Contre vents et marées, L’Empreinte Belge – la boutique d’Héloïse Richard – survit mais l’entrepreneuse se pose de nombreuses questions quant à son avenir. " La crise est généralisée dans tous les secteurs, mais pour des boutiques pourtant bien installées comme les nôtres, que doit-on tirer comme conclusion ? On peut se réinventer, se diversifier, optimiser tout ce qu’on peut… mais jusqu’à quand ? Les coûts énergétiques ont augmenté d’une façon démentielle et le pouvoir d’achat de chacun s’est réduit. Aujourd’hui, je n’ai pas la force ni le courage d’arrêter, je ne m’y résous pas mais combien de temps vais-je tenir ? ".
Cette inquiétude, l’un des employés de la confiserie bruxelloise Papabubble la partage sur un post Facebook massivement relayé.
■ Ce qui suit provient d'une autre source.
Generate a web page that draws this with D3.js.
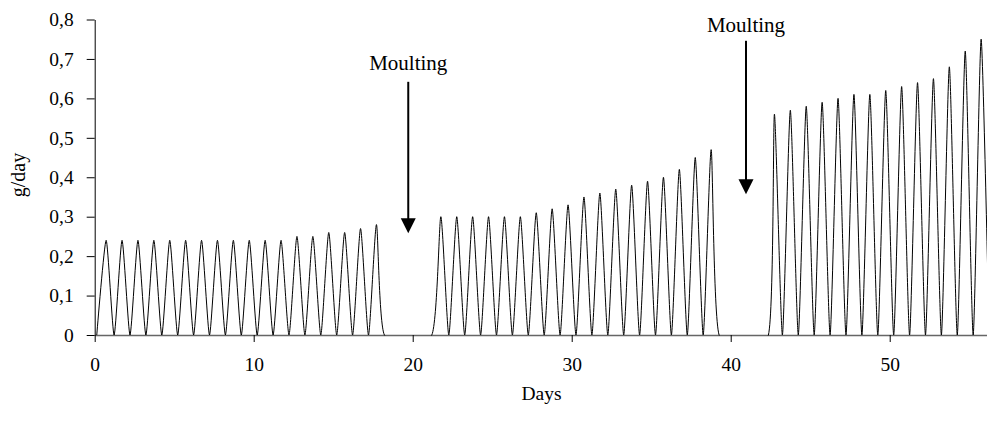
<!DOCTYPE html>
<html>
<head>
<meta charset="utf-8">
<script src="https://cdn.jsdelivr.net/npm/d3@7"></script>
<style>
  body { margin: 0; background: #fff; }
  svg { display: block; }
  text { font-family: "Liberation Serif", "Times New Roman", serif; fill: #000; }
</style>
</head>
<body>
<svg id="chart" width="987" height="421"></svg>
<script>
// peak values (g/day) per feeding cycle, one per day
var seg1Peaks = [0.24, 0.24, 0.24, 0.24, 0.24, 0.24, 0.24, 0.24, 0.24, 0.24, 0.24, 0.24,
                 0.25, 0.25, 0.26, 0.26, 0.27, 0.28];
var seg2Peaks = [0.30, 0.30, 0.30, 0.30, 0.30, 0.30, 0.31, 0.32, 0.33, 0.35, 0.36, 0.37,
                 0.38, 0.39, 0.40, 0.42, 0.45, 0.47];
var seg3Peaks = [0.56, 0.57, 0.58, 0.59, 0.60, 0.61, 0.61, 0.62, 0.63, 0.64, 0.65, 0.68,
                 0.72, 0.75];
// day of the first peak in each instar, and the day the curve leaves zero
var segFirstPeak = [0.72, 21.77, 42.75];
var segRise = [0.13, 21.2, 42.37];

var xTicks = [0, 10, 20, 30, 40, 50];
var yTicks = [0, 0.1, 0.2, 0.3, 0.4, 0.5, 0.6, 0.7, 0.8];
var yTickLabels = ["0", "0,1", "0,2", "0,3", "0,4", "0,5", "0,6", "0,7", "0,8"];

// moulting arrows: day, arrow top, arrow tip, label baseline (g/day units)
var moults = [
    {day: 19.72, top: 0.642, tip: 0.258, label: 0.672},
    {day: 40.96, top: 0.746, tip: 0.357, label: 0.769}
];

var svg = d3.select('#chart'),
    margin = {left: 94.7, top: 19.5, bottom: 335},
    xScale = d3.scaleLinear().domain([0, 56.15]).range([margin.left, 987.5]),
    yScale = d3.scaleLinear().domain([0, 0.8]).range([margin.bottom, margin.top]);

// build the daily cycles: zero valley between peaks
var points = [];
[seg1Peaks, seg2Peaks, seg3Peaks].forEach(function(peaks, s) {
    points.push([segRise[s], 0]);
    peaks.forEach(function(v, k) {
        var d = segFirstPeak[s] + k;
        points.push([d, v]);
        points.push([d + 0.5, 0]);
    });
});

var line = d3.line()
    .x(function(d) { return xScale(d[0]); })
    .y(function(d) { return yScale(d[1]); })
    .curve(d3.curveCardinal.tension(0.4));

// keep the spline from dipping under the baseline
svg.append('defs').append('clipPath')
    .attr('id', 'plot-clip')
    .append('rect')
    .attr('x', margin.left)
    .attr('y', 0)
    .attr('width', 987 - margin.left)
    .attr('height', margin.bottom + 0.5);

// axes
var yAxis = d3.axisLeft(yScale)
    .tickValues(yTicks)
    .tickSize(8)
    .tickSizeOuter(0)
    .tickPadding(13)
    .tickFormat(function(d, i) { return yTickLabels[i]; });

var xAxis = d3.axisBottom(xScale)
    .tickValues(xTicks)
    .tickSize(7)
    .tickSizeOuter(0)
    .tickPadding(15);

var gx = svg.append('g')
    .attr('class', 'axis axis-x')
    .attr('transform', 'translate(0,' + margin.bottom + ')')
    .call(xAxis);

var gy = svg.append('g')
    .attr('class', 'axis axis-y')
    .attr('transform', 'translate(' + margin.left + ',0)')
    .call(yAxis);

svg.selectAll('.axis path, .axis line')
    .attr('stroke', '#000')
    .attr('stroke-width', 1);
gx.select('.domain').attr('stroke', '#666').attr('stroke-width', 1.6);

svg.selectAll('.axis text')
    .style('font-family', '"Liberation Serif", serif')
    .style('font-size', '19.5px')
    .attr('fill', '#000');

// data line
svg.append('path')
    .datum(points)
    .attr('clip-path', 'url(#plot-clip)')
    .attr('fill', 'none')
    .attr('stroke', '#000')
    .attr('stroke-width', 1)
    .attr('d', line);

// axis titles
svg.append('text')
    .attr('x', xScale(28.1))
    .attr('y', 400)
    .attr('text-anchor', 'middle')
    .style('font-size', '19.5px')
    .text('Days');

svg.append('text')
    .attr('transform', 'translate(25,175) rotate(-90)')
    .attr('text-anchor', 'middle')
    .style('font-size', '20px')
    .text('g/day');

// moulting annotations
var moult = svg.selectAll('.moult')
    .data(moults)
    .enter().append('g')
    .classed('moult', true);

moult.append('line')
    .attr('x1', function(d) { return xScale(d.day); })
    .attr('x2', function(d) { return xScale(d.day); })
    .attr('y1', function(d) { return yScale(d.top); })
    .attr('y2', function(d) { return yScale(d.tip) - 12; })
    .attr('stroke', '#000')
    .attr('stroke-width', 2);

moult.append('path')
    .attr('d', function(d) {
        var x = xScale(d.day), y = yScale(d.tip);
        return 'M' + (x - 7.5) + ',' + (y - 15) + 'L' + (x + 7.5) + ',' + (y - 15) + 'L' + x + ',' + y + 'Z';
    })
    .attr('fill', '#000');

moult.append('text')
    .attr('x', function(d) { return xScale(d.day); })
    .attr('y', function(d) { return yScale(d.label); })
    .attr('text-anchor', 'middle')
    .style('font-size', '21px')
    .text('Moulting');
</script>
</body>
</html>
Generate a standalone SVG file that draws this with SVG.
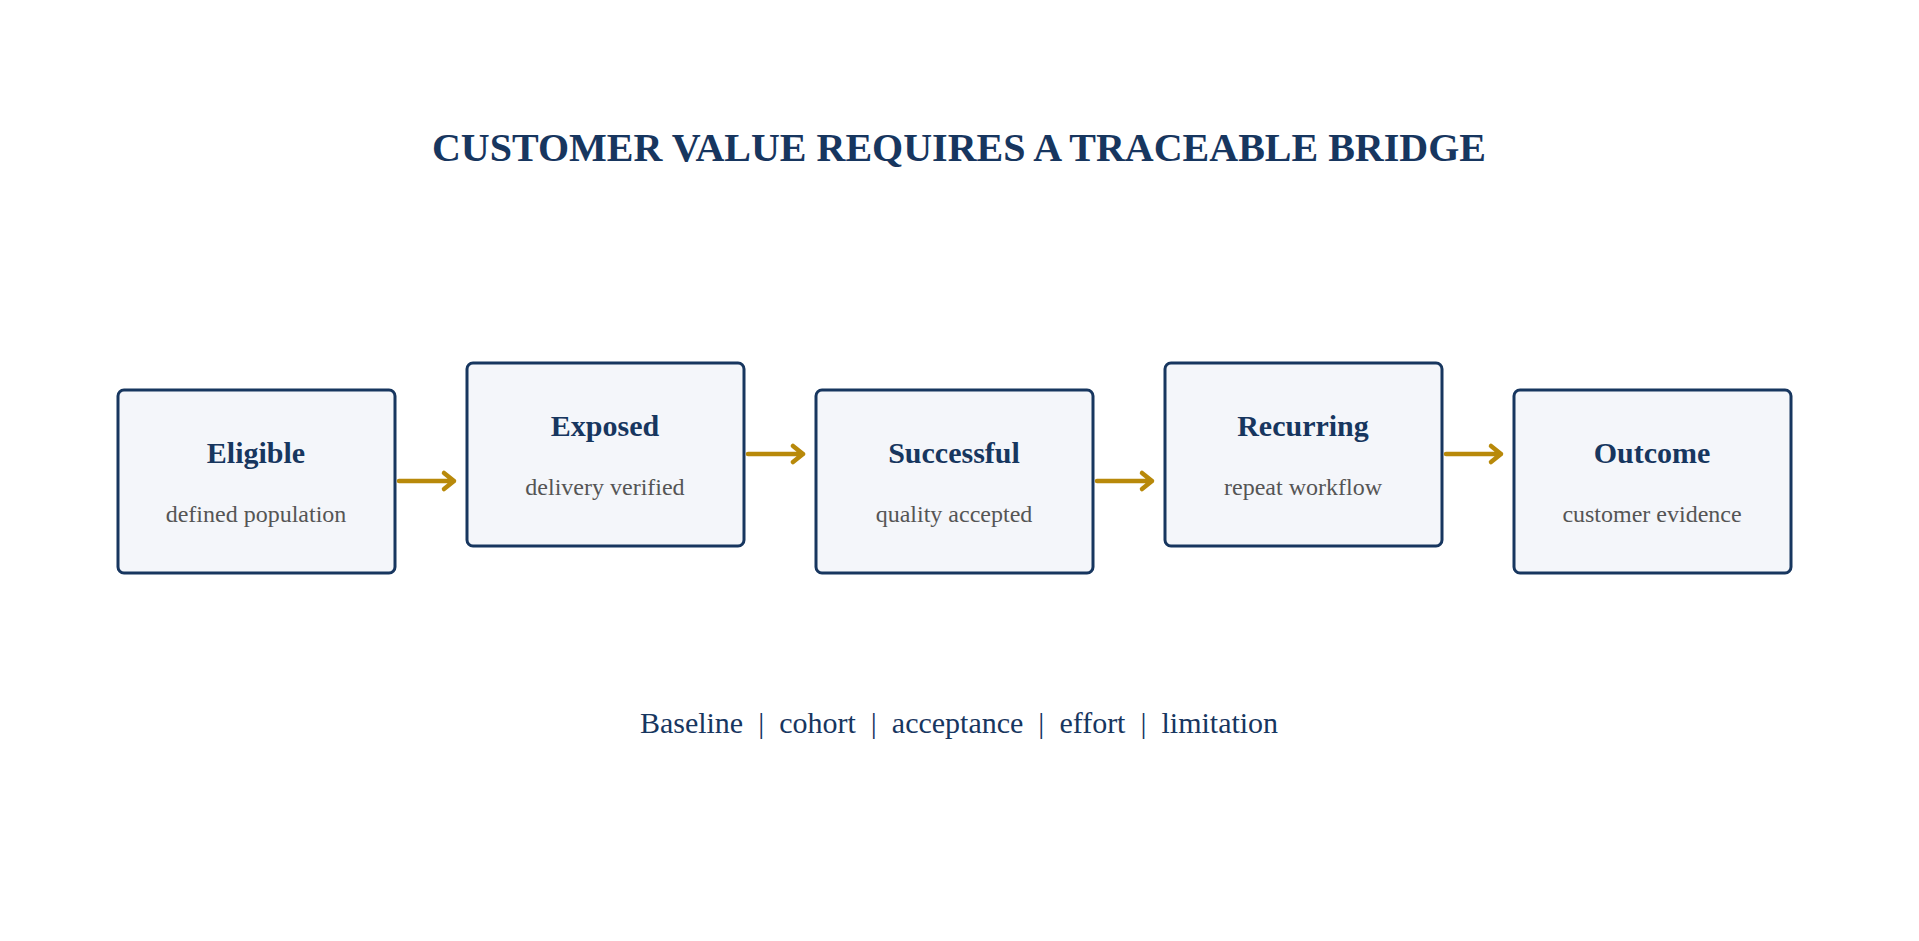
<svg xmlns="http://www.w3.org/2000/svg" width="1919" height="941" viewBox="0 0 1919 941">
<style>
.box{fill:#f4f6fa;stroke:#17365f;stroke-width:3}
.t{font-family:"Liberation Serif",serif;font-weight:bold;font-size:30px;fill:#17365f;text-anchor:middle}
.s{font-family:"Liberation Serif",serif;font-size:24px;fill:#555;text-anchor:middle}
.c{stroke:#b8890a;stroke-width:4.5;fill:none;stroke-linecap:round;stroke-linejoin:round}
</style>
<rect width="1919" height="941" fill="#fff"/>
<text x="959" y="161" font-family="Liberation Serif,serif" font-weight="bold" font-size="40" fill="#17365f" text-anchor="middle">CUSTOMER VALUE REQUIRES A TRACEABLE BRIDGE</text>
<g id="n1"><rect class="box" x="118" y="390" width="277" height="183" rx="6"/><text class="t" x="256" y="463">Eligible</text><text class="s" x="256" y="522">defined population</text></g>
<g id="n2"><rect class="box" x="467" y="363" width="277" height="183" rx="6"/><text class="t" x="605" y="436">Exposed</text><text class="s" x="605" y="495">delivery verified</text></g>
<g id="n3"><rect class="box" x="816" y="390" width="277" height="183" rx="6"/><text class="t" x="954" y="463">Successful</text><text class="s" x="954" y="522">quality accepted</text></g>
<g id="n4"><rect class="box" x="1165" y="363" width="277" height="183" rx="6"/><text class="t" x="1303" y="436">Recurring</text><text class="s" x="1303" y="495">repeat workflow</text></g>
<g id="n5"><rect class="box" x="1514" y="390" width="277" height="183" rx="6"/><text class="t" x="1652" y="463">Outcome</text><text class="s" x="1652" y="522">customer evidence</text></g>
<g id="connectors">
<path class="c" d="M399 481H454M444 473L454 481L444 489"/>
<path class="c" d="M748 454H803M793 446L803 454L793 462"/>
<path class="c" d="M1097 481H1152M1142 473L1152 481L1142 489"/>
<path class="c" d="M1446 454H1501M1491 446L1501 454L1491 462"/>
</g>
<text x="959" y="733" font-family="Liberation Serif,serif" font-size="30" fill="#17365f" text-anchor="middle" xml:space="preserve">Baseline  |  cohort  |  acceptance  |  effort  |  limitation</text>
</svg>
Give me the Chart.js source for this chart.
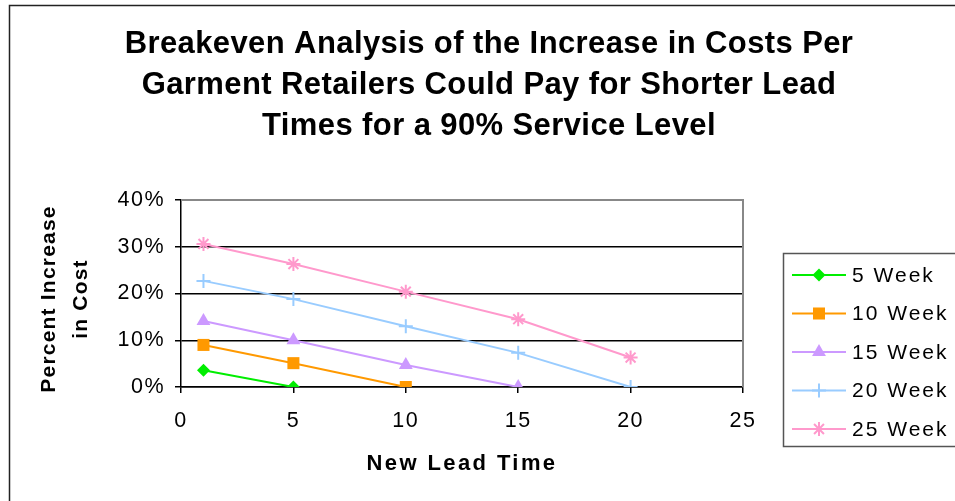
<!DOCTYPE html>
<html>
<head>
<meta charset="utf-8">
<script src="https://cdn.jsdelivr.net/npm/chart.js@4/dist/chart.umd.min.js"></script>
<style>
  body { margin: 0; background: #fff; }
  canvas { display: block; }
</style>
</head>
<body>
<canvas id="myChart" width="955" height="501"></canvas>
<script>
// lead times (weeks) on the x axis
const newLeadTime = [1, 5, 10, 15, 20];
const seriesNames = ["5 Week", "10 Week", "15 Week", "20 Week", "25 Week"];

// percent increase in cost, one array per current lead time
const week5 = [0.036, 0.0];
const week10 = [0.090, 0.051, 0.0];
const week15 = [0.141, 0.100, 0.047, 0.0];
const week20 = [0.227, 0.188, 0.130, 0.073, 0.0];
const week25 = [0.306, 0.263, 0.204, 0.145, 0.063];

const yTicks = [0, 0.1, 0.2, 0.3, 0.4];
const xTicks = [0, 5, 10, 15, 20, 25];

const titleLines = [
    "Breakeven Analysis of the Increase in Costs Per",
    "Garment Retailers Could Pay for Shorter Lead",
    "Times for a 90% Service Level"
];

const styles = [
    { color: "#00ee00", pointStyle: "rectRot", radius: 6.5 },
    { color: "#ff9900", pointStyle: "rect", radius: 8.5 },
    { color: "#cc99ff", pointStyle: "triangle", radius: 8 },
    { color: "#99ccff", pointStyle: "cross", radius: 7 },
    { color: "#ff99cc", pointStyle: "star", radius: 7 }
];

function toPoints(values) {
    return values.map((v, i) => ({ x: newLeadTime[i], y: v }));
}

const datasets = [week5, week10, week15, week20, week25].map((vals, i) => ({
    label: seriesNames[i],
    data: toPoints(vals),
    borderColor: styles[i].color,
    backgroundColor: styles[i].color,
    pointBackgroundColor: styles[i].color,
    pointBorderColor: styles[i].color,
    pointStyle: styles[i].pointStyle,
    pointRadius: styles[i].radius,
    pointBorderWidth: (styles[i].pointStyle === "cross" || styles[i].pointStyle === "star") ? 2 : 0,
    borderWidth: 2,
    tension: 0
}));

const FONT = "'Liberation Sans', Arial, sans-serif";

// title, axis titles, outer frame, legend and plot border
const decorations = {
    id: "decorations",
    beforeDraw(chart) {
        chart.ctx.letterSpacing = "1.5px";
    },
    afterDraw(chart) {
        const ctx = chart.ctx;
        const area = chart.chartArea;
        ctx.save();

        // outer frame
        ctx.strokeStyle = "#222";
        ctx.lineWidth = 1.5;
        ctx.beginPath();
        ctx.moveTo(9.5, 501);
        ctx.lineTo(9.5, 5.5);
        ctx.lineTo(955, 5.5);
        ctx.stroke();

        // plot border top/right
        ctx.strokeStyle = "#888";
        ctx.lineWidth = 2;
        ctx.beginPath();
        ctx.moveTo(area.left, area.top);
        ctx.lineTo(area.right, area.top);
        ctx.lineTo(area.right, area.bottom);
        ctx.stroke();

        // title
        ctx.fillStyle = "#000";
        ctx.textAlign = "center";
        ctx.textBaseline = "middle";
        ctx.letterSpacing = "0.4px";
        ctx.font = "bold 31px " + FONT;
        titleLines.forEach((t, i) => ctx.fillText(t, 489, 44 + i * 41));

        // axis titles
        ctx.letterSpacing = "1.2px";
        ctx.font = "bold 21px " + FONT;
        ctx.save();
        ctx.translate(49, 299);
        ctx.rotate(-Math.PI / 2);
        ctx.fillText("Percent Increase", 0, 0);
        ctx.restore();
        ctx.save();
        ctx.translate(81, 299);
        ctx.rotate(-Math.PI / 2);
        ctx.fillText("in Cost", 0, 0);
        ctx.restore();

        ctx.letterSpacing = "2.4px";
        ctx.font = "bold 22px " + FONT;
        ctx.fillText("New Lead Time", 462, 464);

        // legend
        ctx.strokeStyle = "#555";
        ctx.lineWidth = 1.5;
        ctx.strokeRect(783.5, 253.5, 200, 193);
        ctx.textAlign = "left";
        ctx.font = "21px " + FONT;
        ctx.letterSpacing = "2px";
        chart.data.datasets.forEach((ds, i) => {
            const y = 275 + i * 38.5;
            ctx.strokeStyle = ds.borderColor;
            ctx.fillStyle = ds.borderColor;
            ctx.lineWidth = 2;
            ctx.beginPath();
            ctx.moveTo(792, y);
            ctx.lineTo(846, y);
            ctx.stroke();
            Chart.helpers.drawPoint(ctx, {
                pointStyle: ds.pointStyle,
                radius: ds.pointRadius,
                rotation: 0,
                borderWidth: ds.pointBorderWidth
            }, 819, y);
            ctx.fillStyle = "#000";
            ctx.fillText(ds.label, 852, y + 1);
        });

        ctx.restore();
    }
};

const ctx = document.getElementById("myChart").getContext("2d");
new Chart(ctx, {
    type: "line",
    data: { datasets: datasets },
    options: {
        responsive: false,
        animation: false,
        layout: { padding: { left: 0, top: 200, right: 212, bottom: 74 } },
        plugins: {
            legend: { display: false },
            title: { display: false },
            tooltip: { enabled: false }
        },
        scales: {
            x: {
                type: "linear",
                min: 0,
                max: 25,
                afterFit: s => { s.height = 40; },
                afterBuildTicks: s => { s.ticks = xTicks.map(v => ({ value: v })); },
                ticks: { color: "#000", font: { family: FONT, size: 21.5 }, padding: 15 },
                grid: { drawOnChartArea: false, drawTicks: true, tickLength: 6, color: "#000", lineWidth: 1.5 },
                border: { color: "#000", width: 1.5 }
            },
            y: {
                min: 0,
                max: 0.4,
                afterFit: s => { s.width = 181; },
                afterBuildTicks: s => { s.ticks = yTicks.map(v => ({ value: v })); },
                ticks: {
                    color: "#000",
                    font: { family: FONT, size: 21.5 },
                    padding: 10,
                    callback: v => Math.round(v * 100) + "%"
                },
                grid: { color: "#000", lineWidth: 1.5, tickLength: 6 },
                border: { color: "#000", width: 1.5 }
            }
        }
    },
    plugins: [decorations]
});
</script>
</body>
</html>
Pour Sophie Ponf, co-créatrice de l’entreprise de sucreries personnalisables, c’est la réduction des commandes en provenance des entreprises fin de l’année dernière qui apparait, aujourd’hui, comme une source de stress plus importante. " Depuis le piétonnier, on a vu un ralentissement dans les ventes de notre magasin à la Grand-Place, même si ce n’est pas plaisant, c’était gérable car nous avions tous les mois des commandes personnalisées et les moyens de payer tout ce qu’il fallait en temps et en heure. En règle générale, les commandes de fin d’année nous permettaient de finir en beauté et de démarrer l’année suivante en douceur. Ici, on n’a jamais eu aussi peu de commandes en provenance des entreprises et ce depuis octobre, ce qui est inquiétant pour nous. Et de surcroît, au-delà des dépenses énergétiques, le prix du sucre, notre matière première, a doublé. On n’a pas l’intention de baisser les bras, on ne peut pas de toute façon. Papabubble c’est ma compagne et moi ainsi que nos enfants qui vivent dessus. "
Ce ralentissement des commandes en provenance des entreprises, Héloise Richard l’a aussi ressenti, mais ce qu’elle constate aussi c’est la diminution des montants d’achats des clients traditionnels. " J’ai fait mes calculs, ces dernières semaines, mon chiffre d’affaires a fondu de 23%. Or, j’ai eu bien plus de clients et d’achats que par le passé. Aujourd’hui, clairement les gens dépensent beaucoup moins. Et pour des commerces comme le mien ça fait toute la différence ".
Pour l’entrepreneuse namuroise, qui ne cesse de se remettre en question sur sa stratégie et les évolutions des tendances pour trouver un nouveau souffle à ses boutiques, une grosse inquiétude flotte dans l’air en permanence : " Si j’arrête comme d’autres boutiques de ce genre, ce sont aussi 152 artisans qui perdent une opportunité de mettre en valeur et vendre leurs créations. Or je sens déjà que pour certains la situation est insoutenable. Certains me demandent de les payer endéans les 24h, sans quoi ils ne savent pas comment se nourrir ".